Traditional Ecological Knowledge in Europe: Status Quo and Insights for the Environmental Policy Agenda

2014, Environment: Science and Policy for Sustainable Development - número/volum 56-1 - Pàgines 3-17 - DOI 10.1080/00139157.2014.861673

Autors de l'ICTA:
Erik N. Gómez-Baggethun, Victoria Reyes-García

Tots els autors:
Mónica Hernández-Morcillo, Janis Hoberg, Elisa Oteros-Rozas, Tobias Plieninger, Erik Gómez-Baggethun and Victoria Reyes-García

Over the last two decades, traditional ecological knowledge (TEK) has gained increasing attention as a source of information for environmental science, policy, and management. TEK is defined as a body of knowledge and beliefs about the relations of specific human societies to the local environments in which they live, as well as their local practices for ecosystem use and stewardship.1 Although TEK is different from scientific knowledge, both bodies of knowledge are believed to be largely complementary, having great potential to enrich one another in informing decision-making processes and improving understanding of ecosystems and their dynamics.2,3 TEK can provide insights for the management of species, habitats, ecosystem services, protected areas, and human-shaped landscapes in general.
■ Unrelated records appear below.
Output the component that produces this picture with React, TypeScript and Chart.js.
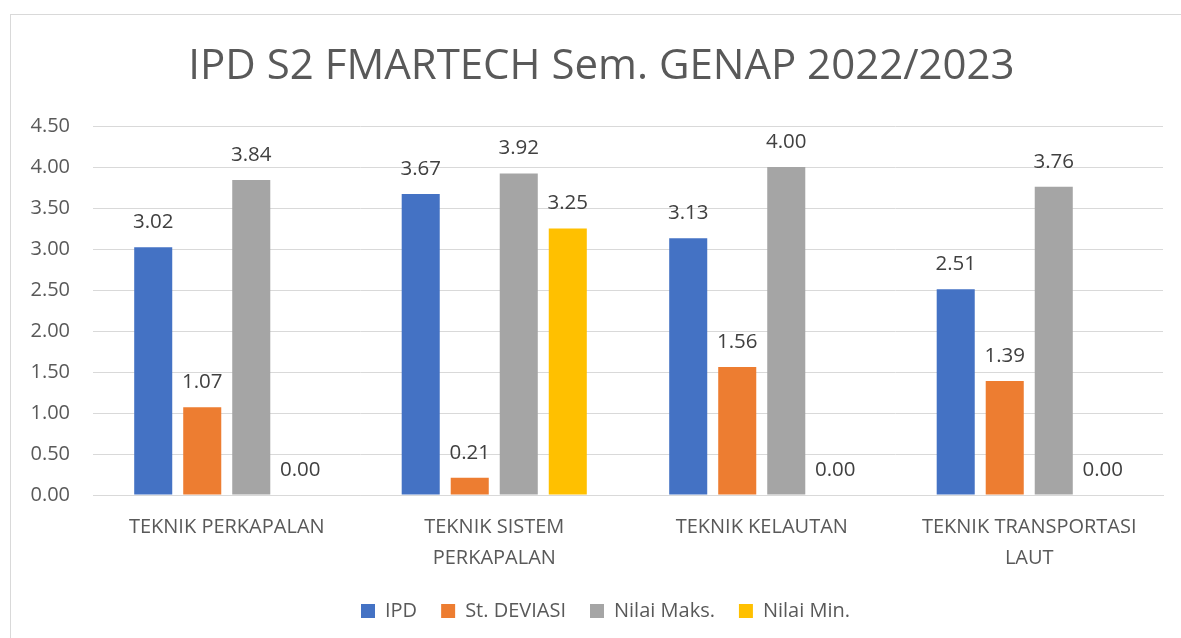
import React, { useEffect, useRef } from "react";
import { Chart, registerables } from "chart.js";

Chart.register(...registerables);

const categories: (string | string[])[] = [
  "TEKNIK PERKAPALAN",
  ["TEKNIK SISTEM", "PERKAPALAN"],
  "TEKNIK KELAUTAN",
  ["TEKNIK TRANSPORTASI", "LAUT"],
];
const ipd = [3.02, 3.67, 3.13, 2.51];
const stDeviasi = [1.07, 0.21, 1.56, 1.39];
const nilaiMaks = [3.84, 3.92, 4.0, 3.76];
const nilaiMin = [0.0, 3.25, 0.0, 0.0];
const seriesNames = ["IPD", "St. DEVIASI", "Nilai Maks.", "Nilai Min."];
const seriesColors = ["#4472C4", "#ED7D31", "#A5A5A5", "#FFC000"];
const titleText = "IPD S2 FMARTECH Sem. GENAP 2022/2023";

const FONT = "'Open Sans', 'Noto Sans', sans-serif";

const dataLabelPlugin = {
  id: "dataLabels",
  afterDatasetsDraw(chart: any) {
    const ctx = chart.ctx;
    ctx.save();
    ctx.font = `20.5px ${FONT}`;
    ctx.fillStyle = "#404040";
    ctx.textAlign = "center";
    ctx.textBaseline = "middle";
    chart.data.datasets.forEach((ds: any, i: number) => {
      const meta = chart.getDatasetMeta(i);
      meta.data.forEach((bar: any, j: number) => {
        const v = ds.data[j] as number;
        ctx.fillText(v.toFixed(2), bar.x, bar.y - 25);
      });
    });
    ctx.restore();
  },
};

const borderPlugin = {
  id: "outerBorder",
  beforeDraw(chart: any) {
    const ctx = chart.ctx;
    ctx.save();
    ctx.fillStyle = "#ffffff";
    ctx.fillRect(0, 0, chart.width, chart.height);
    ctx.strokeStyle = "#d9d9d9";
    ctx.lineWidth = 1;
    ctx.strokeRect(10.5, 14.5, 1300, 1000);
    ctx.restore();
  },
};

// centre title and legend on the chart frame rather than on the canvas
const centerShiftPlugin = {
  id: "centerShift",
  afterLayout(chart: any) {
    const t = chart.titleBlock;
    if (t) {
      t.left += 20;
      t.right += 20;
    }
    const l = chart.legend;
    if (l) {
      l.left += 24;
      l.right += 24;
    }
  },
};

export default function App() {
  const canvasRef = useRef<HTMLCanvasElement | null>(null);

  useEffect(() => {
    document.body.style.margin = "0";
    const canvas = canvasRef.current;
    if (!canvas) return;
    const data = [ipd, stDeviasi, nilaiMaks, nilaiMin];
    const chart = new Chart(canvas, {
      type: "bar",
      data: {
        labels: categories as any,
        datasets: data.map((d, i) => ({
          label: seriesNames[i],
          data: d,
          backgroundColor: seriesColors[i],
          borderWidth: 0,
          categoryPercentage: 0.733,
          barPercentage: 0.776,
        })),
      },
      options: {
        responsive: false,
        animation: false,
        layout: { padding: { left: 0, right: 18, top: 0, bottom: 7 } },
        plugins: {
          title: {
            display: true,
            text: titleText,
            color: "#595959",
            font: { family: FONT, size: 42, weight: "normal", lineHeight: 1.2 },
            padding: { top: 42, bottom: 33.6 },
          },
          legend: {
            position: "bottom",
            labels: {
              boxWidth: 14,
              boxHeight: 14,
              padding: 24,
              color: "#595959",
              font: { family: FONT, size: 20 },
            },
          },
          tooltip: { enabled: false },
        },
        scales: {
          x: {
            grid: { display: false, drawTicks: false },
            border: { display: true, color: "#d9d9d9", width: 1 },
            ticks: {
              color: "#595959",
              padding: 17,
              maxRotation: 0,
              autoSkip: false,
              font: { family: FONT, size: 20, lineHeight: 1.55 },
            },
            afterFit: (scale: any) => {
              scale.height = 82;
            },
          },
          y: {
            min: 0,
            max: 4.5,
            grid: { color: "#d9d9d9", drawTicks: false },
            border: { display: false },
            ticks: {
              stepSize: 0.5,
              padding: 23,
              color: "#595959",
              font: { family: FONT, size: 20 },
              callback: (v: any) => Number(v).toFixed(2),
            },
            afterFit: (scale: any) => {
              scale.width = 93;
            },
          },
        },
      },
      plugins: [borderPlugin, centerShiftPlugin, dataLabelPlugin],
    });
    return () => chart.destroy();
  }, []);

  return (
    <div style={{ width: 1181, height: 638 }}>
      <canvas ref={canvasRef} width={1181} height={638} />
    </div>
  );
}
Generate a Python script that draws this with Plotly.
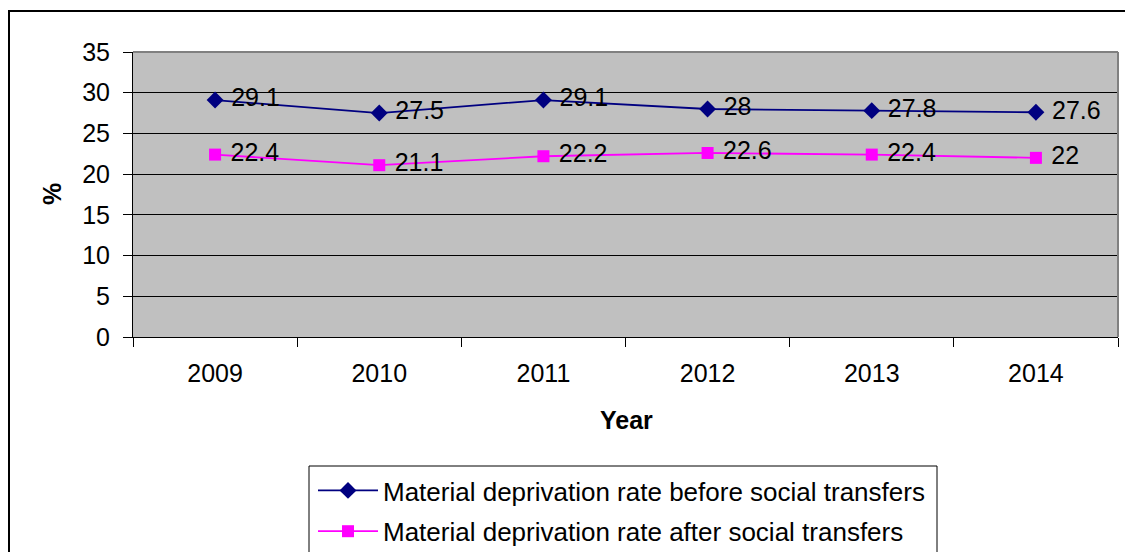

Well-known examples of TEK guiding resource management include the watershed management of salmon rivers by the Amerindians of the Pacific Northwest,4 biodiversity enhancement through creation of forest islands by the Kayapo of Brazil,5 and the conservation of ancient human-influenced natural environments, such as the Satoyama landscapes in Japan.6 Furthermore, it has been argued that implementing TEK may increase the capacity of social-ecological systems to deal with crises, cope with disturbances, maintain long-term resilience, and thus respond to global environmental change,7-10 while also fostering biodiversity and human well-being in a harmonious way.11-12 Theoretical insights and empirical findings addressing the linkages between TEK and global environmental change suggest that despite the worldwide trend of TEK erosion, there is also a process of hybridization, where traditional knowledge, practices, and beliefs are merged with novel forms of knowledge and technologies to create new knowledge systems that seem to increase the resilience of social-ecological systems.